Aim of the task:
Pictures stay out of this copy, which runs from the first line of the material through the line containing "const significant = [false, false, true, true, true, true];".

• • •

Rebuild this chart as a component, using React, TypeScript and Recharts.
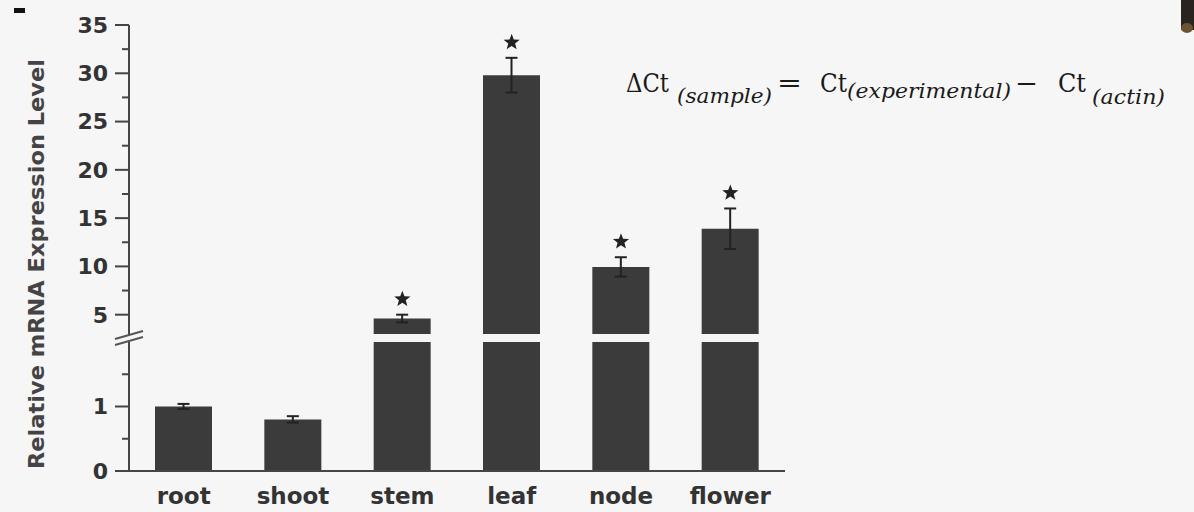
import React from 'react';
import { ComposedChart, Bar, Line, XAxis, YAxis, ErrorBar } from 'recharts';

// ---- data ----
const categories = ['root', 'shoot', 'stem', 'leaf', 'node', 'flower'];
const means = [1.0, 0.8, 4.6, 29.8, 9.95, 13.9];
const errors = [0.04, 0.05, 0.4, 1.8, 1.0, 2.1];
const significant = [false, false, true, true, true, true];

const upperTicks = [5, 7.5, 10, 12.5, 15, 17.5, 20, 22.5, 25, 27.5, 30, 32.5, 35];
const upperMajor = [5, 10, 15, 20, 25, 30, 35];
const lowerTicks = [0, 0.5, 1, 1.5];
const lowerMajor = [0, 1];

const LOWER_MAX = 2;
const UPPER_MIN = 3;
const UPPER_MAX = 35;

const upperData = categories.map((name, i) => ({
  name,
  value: means[i] > UPPER_MIN ? means[i] : null,
  err: means[i] > UPPER_MIN ? errors[i] : null,
  starTop: significant[i] ? means[i] + errors[i] : null,
}));

const lowerData = categories.map((name, i) => ({
  name,
  value: Math.min(means[i], LOWER_MAX),
  err: means[i] <= LOWER_MAX ? errors[i] : null,
}));

// ---- styles ----
const W = 1194;
const H = 512;
const BG = '#f6f6f6';
const BAR = '#3b3b3b';
const AXIS = '#454545';
const TEXT = '#333333';
const FONT = '"DejaVu Sans", sans-serif';
const RIGHT = 409;
const AXIS_W = 129;

const makeTick = (majors: number[]) => (props: any) => {
  const { x, y, payload } = props;
  const major = majors.includes(payload.value);
  return (
    <g>
      <line x1={x - (major ? 14 : 7)} x2={x} y1={y} y2={y} stroke={AXIS} strokeWidth={2} />
      {major && (
        <text
          x={x - 21}
          y={y}
          dy="0.36em"
          textAnchor="end"
          fontFamily={FONT}
          fontWeight="bold"
          fontSize={22}
          fill={TEXT}
        >
          {payload.value}
        </text>
      )}
    </g>
  );
};

const Star = (props: any) => {
  const { cx, cy, payload, index } = props;
  if (cy == null || isNaN(cy) || payload == null || payload.starTop == null) {
    return <g key={`s-${index}`} />;
  }
  const c = { x: cx, y: cy - 15.5 };
  const pts: string[] = [];
  for (let k = 0; k < 10; k++) {
    const r = k % 2 === 0 ? 8.5 : 3.6;
    const a = -Math.PI / 2 + (k * Math.PI) / 5;
    pts.push(`${c.x + r * Math.cos(a)},${c.y + r * Math.sin(a)}`);
  }
  return <polygon key={`s-${index}`} points={pts.join(' ')} fill="#222" />;
};

const eqStyle = { fontFamily: '"DejaVu Serif", serif', fill: '#1a1a1a' } as const;

export default function App() {
  return (
    <div style={{ position: 'relative', width: W, height: H, background: BG, overflow: 'hidden' }}>
      <style>{`body{margin:0;}`}</style>

      {/* lower segment */}
      <div style={{ position: 'absolute', left: 0, top: 0 }}>
        <ComposedChart
          width={W}
          height={H}
          data={lowerData}
          margin={{ top: 342, right: RIGHT, bottom: 0, left: 0 }}
          barSize={57}
        >
          <XAxis
            dataKey="name"
            height={41}
            axisLine={{ stroke: AXIS, strokeWidth: 2 }}
            tickLine={false}
            tickSize={0}
            tickMargin={17}
            tick={{ fontFamily: FONT, fontWeight: 'bold', fontSize: 23, fill: TEXT }}
            interval={0}
          />
          <YAxis
            width={AXIS_W}
            domain={[0, LOWER_MAX]}
            ticks={lowerTicks}
            allowDataOverflow
            axisLine={{ stroke: AXIS, strokeWidth: 2 }}
            tickLine={false}
            tickSize={0}
            tickMargin={0}
            tick={makeTick(lowerMajor)}
            interval={0}
          />
          <Bar dataKey="value" fill={BAR} isAnimationActive={false}>
            <ErrorBar dataKey="err" width={6} stroke="#222" strokeWidth={2} isAnimationActive={false} />
          </Bar>
        </ComposedChart>
      </div>

      {/* upper segment */}
      <div style={{ position: 'absolute', left: 0, top: 0 }}>
        <ComposedChart
          width={W}
          height={340}
          data={upperData}
          margin={{ top: 25, right: RIGHT, bottom: 6, left: 0 }}
          barSize={57}
        >
          <XAxis dataKey="name" hide />
          <YAxis
            width={AXIS_W}
            domain={[UPPER_MIN, UPPER_MAX]}
            ticks={upperTicks}
            allowDataOverflow
            axisLine={{ stroke: AXIS, strokeWidth: 2 }}
            tickLine={false}
            tickSize={0}
            tickMargin={0}
            tick={makeTick(upperMajor)}
            interval={0}
          />
          <Bar dataKey="value" fill={BAR} isAnimationActive={false}>
            <ErrorBar dataKey="err" width={6} stroke="#222" strokeWidth={2} isAnimationActive={false} />
          </Bar>
          <Line
            dataKey="starTop"
            stroke="none"
            dot={Star}
            activeDot={false}
            isAnimationActive={false}
            legendType="none"
          />
        </ComposedChart>
      </div>

      {/* overlay: axis break, y label, equation, decorations */}
      <svg width={W} height={H} style={{ position: 'absolute', left: 0, top: 0, pointerEvents: 'none' }}>
        <line x1={129} x2={129} y1={333} y2={343} stroke={AXIS} strokeWidth={2} />
        <polygon points="115,339 143,331 143,337 115,345" fill={BG} />
        <line x1={115} y1={339} x2={143} y2={331} stroke="#555" strokeWidth={2} />
        <line x1={115} y1={345} x2={143} y2={337} stroke="#555" strokeWidth={2} />

        <text
          transform="translate(44,264) rotate(-90)"
          textAnchor="middle"
          fontFamily={FONT}
          fontWeight="bold"
          fontSize={22}
          fill="#444"
          textLength={410}
          lengthAdjust="spacingAndGlyphs"
        >
          Relative mRNA Expression Level
        </text>

        <text x={626} y={92} fontSize={26} {...eqStyle} textLength={43} lengthAdjust="spacingAndGlyphs">ΔCt</text>
        <text x={677} y={103} fontSize={20} fontStyle="italic" {...eqStyle} textLength={95} lengthAdjust="spacingAndGlyphs">(sample)</text>
        <text x={777} y={92} fontSize={26} {...eqStyle} textLength={25} lengthAdjust="spacingAndGlyphs">=</text>
        <text x={820} y={92} fontSize={26} {...eqStyle} textLength={27} lengthAdjust="spacingAndGlyphs">Ct</text>
        <text x={847} y={98} fontSize={20} fontStyle="italic" {...eqStyle} textLength={164} lengthAdjust="spacingAndGlyphs">(experimental)</text>
        <text x={1015} y={92} fontSize={26} {...eqStyle} textLength={23} lengthAdjust="spacingAndGlyphs">−</text>
        <text x={1058} y={92} fontSize={26} {...eqStyle} textLength={28} lengthAdjust="spacingAndGlyphs">Ct</text>
        <text x={1092} y={104} fontSize={20} fontStyle="italic" {...eqStyle} textLength={73} lengthAdjust="spacingAndGlyphs">(actin)</text>

        <rect x={14} y={8} width={11} height={5} fill="#111" />
        <rect x={1181} y={0} width={13} height={30} fill="#2a2420" />
        <ellipse cx={1187} cy={28} rx={6} ry={5} fill="#6b5330" />
      </svg>
    </div>
  );
}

• • •

Written response:
Rebuild this chart as a component, using React, TypeScript and Recharts.
import React from 'react';
import { ComposedChart, Bar, Line, XAxis, YAxis, ErrorBar } from 'recharts';

// ---- data ----
const categories = ['root', 'shoot', 'stem', 'leaf', 'node', 'flower'];
const means = [1.0, 0.8, 4.6, 29.8, 9.95, 13.9];
const errors = [0.04, 0.05, 0.4, 1.8, 1.0, 2.1];
const significant = [false, false, true, true, true, true];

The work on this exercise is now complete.